A UX designer that can facilitate service design is priceless. This form of composition is mainly understood as organizing, planning, communicating, and improving the overall quality of the interaction between customers and service providers. Explained in other words, it is the ability to deliver outstanding services to your users. 

However, UX design goes beyond the strictly UX side of things. That is why it is highly recommended for UX designers to look at the bigger picture. What’s going on with their customers, market, and technology. That’s why even the best designers fail to provide outstanding service if they are not looking at the other ‘pieces of the service puzzle.’ 

UX designers in San Francisco understand that you need to pay close attention to the end user’s journey to use service design techniques and tools–for example, customer experience mapping–to properly design the overall service. 

Great User Research

UX design is all about the user. Understanding what the user wants and needs is not the cherry on top–it is the whole cake. Designers who know how to conduct user research before creating any design and test how their design is being received are the kind of professional designers that agencies want. 

Important to notice the differences between user research and usability testing, the latter is a reactive process, and the former is a proactive process. 
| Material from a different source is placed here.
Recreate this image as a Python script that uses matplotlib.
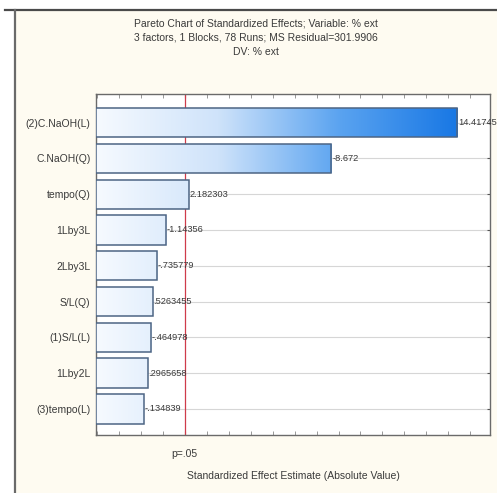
import numpy as np
import matplotlib
matplotlib.use("Agg")
import matplotlib.pyplot as plt
from matplotlib.colors import LinearSegmentedColormap
from matplotlib.patches import Rectangle
from matplotlib.lines import Line2D

# data
effects = ["(2)C.NaOH(L)", "C.NaOH(Q)", "tempo(Q)", "1Lby3L", "2Lby3L",
           "S/L(Q)", "(1)S/L(L)", "1Lby2L", "(3)tempo(L)"]
estimates = [14.41745, -8.672, 2.182303, -1.14356, -0.735779,
             0.5263455, -0.464978, 0.2965658, -0.134839]
p_crit = 1.99
title_lines = ["Pareto Chart of Standardized Effects; Variable: % ext",
               "3 factors, 1 Blocks, 78 Runs; MS Residual=301.9906",
               "DV: % ext"]

FONT = ["Liberation Sans Narrow", "Liberation Sans", "DejaVu Sans"]
INK = "#3a3a3a"
CREAM = "#fefbf1"
plt.rcParams["font.family"] = FONT

XMIN, XMAX = -2.05, 15.9

fig = plt.figure(figsize=(4.97, 4.93), dpi=100, facecolor="white")

# cream panel with the window border on top/left
fig.patches.append(Rectangle((15 / 497, 0), 1, 1 - 10 / 493, transform=fig.transFigure,
                             facecolor=CREAM, edgecolor="none", zorder=-5))
fig.add_artist(Line2D([5 / 497, 1], [1 - 10 / 493] * 2, transform=fig.transFigure,
                      color="#4a4a4a", lw=1.6, zorder=-4))
fig.add_artist(Line2D([15 / 497] * 2, [0, 1 - 10 / 493], transform=fig.transFigure,
                      color="#6a6a6a", lw=1.6, zorder=-4))

ax = fig.add_axes([96 / 497, 1 - 435 / 493, (490 - 96) / 497, (435 - 94) / 493])
ax.set_facecolor("white")

y = np.arange(len(effects))
mags = np.abs(estimates)

# horizontal grid lines behind the bars
for yy in y:
    ax.axhline(yy, color="#d6d6d6", lw=0.8, zorder=1)

# bars with a left-to-right blue gradient
cmap = LinearSegmentedColormap.from_list("blu", ["#f6faff", "#cfe3fa", "#5aa3f0", "#1676e4"])
grad = np.linspace(0, 1, 256).reshape(1, -1)
for yy, m in zip(y, mags):
    bar = Rectangle((XMIN, yy - 0.41), m - XMIN, 0.82, facecolor="none",
                    edgecolor="#4d6584", lw=1.1, zorder=4)
    ax.add_patch(bar)
    im = ax.imshow(grad, cmap=cmap, aspect="auto", extent=[XMIN, 14.6, yy - 0.41, yy + 0.41],
                   zorder=3, interpolation="bilinear")
    im.set_clip_path(bar)

for yy, m, v in zip(y, mags, estimates):
    lab = f"{v:.7g}".replace("0.", ".")
    ax.text(m + 0.04, yy, lab, va="center", ha="left", fontsize=6.7, color=INK, zorder=5,
            clip_on=False)

ax.axvline(p_crit, color="#cf3b4a", lw=0.9, zorder=2)

ax.set_xlim(XMIN, XMAX)
ax.set_ylim(len(effects) - 0.27, -0.8)
ax.set_yticks(y)
ax.set_yticklabels(effects, fontsize=7.5, color=INK)
ax.set_xticks([p_crit])
ax.set_xticklabels(["p=.05"], fontsize=7.5, color=INK)
ax.set_xticks(np.arange(-2, 16, 1), minor=True)
ax.tick_params(axis="x", which="major", direction="in", length=3, pad=10, top=True,
               color="#777777")
ax.tick_params(axis="x", which="minor", direction="in", length=3, top=True, color="#888888")
ax.tick_params(axis="y", direction="in", length=2, right=True, color="#555555", pad=4)
for sp in ax.spines.values():
    sp.set_edgecolor("#6a6a6a")
    sp.set_linewidth(1.0)

ax.set_xlabel("Standardized Effect Estimate (Absolute Value)", fontsize=7.5, color=INK,
              labelpad=9)

for i, line in enumerate(title_lines):
    fig.text(256 / 497, 1 - (23 + 14.5 * i) / 493, line, ha="center", va="center",
             fontsize=7.5, color=INK)

fig.savefig("out.png", dpi=100, facecolor=fig.get_facecolor())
Understand Users Visual Needs 

Many UX designers have the mantra “to delight the user” stuck in their heads. The problem with it is that they can often mention many reasons why they should be delighted but not as many as to how to achieve this goal. Without truly understanding how to delight the user while also letting them achieve what they want when coming to your website, it will be a waste of time. 

Help the user solve the problems it needs to be solved, and then think about how to delight them with the visually appealing design you want to create. Achieving this is the skill designers should have in their repertoire. 

Ability to Create Unique Paths via Data-Driven Design

Basing your decisions on data is the bullet-proof way of actually creating a design that will perform well in the real world. Successful designers are successful designers who can create unique and innovative designs while understanding how the real world works. Think about drop-down menus. Most designers will think that they are a good way of letting the user choose and find information. In reality, most users don’t perform well, thanks to well-known usability standards.

Make sure that you are being creative as a designer without losing your grasp on reality–especially if you want to work in San Francisco, where creativity and effectiveness are necessary. 

Responsive Design

Responsiveness in design is now mandatory. People are using various devices with different interaction options, screen sizes, and many other variables that designers need to consider. If someone logs in to a website from the desk and works well, that’s good news. Still, if they try to access it on their commute from their smartphone, and it just doesn’t work well, the elements are out of place, or the letter is unreadable, the user will leave with a negative impression of not only the site but also the brand. 

Due to the high importance of responsive design, current and future UX designers must know how to design, keeping this in mind. Additionally, it will get more complex with time as many new devices (and different engagement systems) are coming into the market: laptops, smartphones, smartwatches, tablets, touchscreens, voice commands, virtual reality, etc. 

UX design is all about being user-centric and having the creative and technical skills to deliver a beautiful and functional solution. There are many other skills to consider, but we decided to go through those that should be at the top of the list–the highest priority, the bare minimum. 

Now that you know the skills, do you think you have what it takes to be a UX designer in San Francisco? Take this list, develop your skills and test your luck by sending your CV to SF agencies.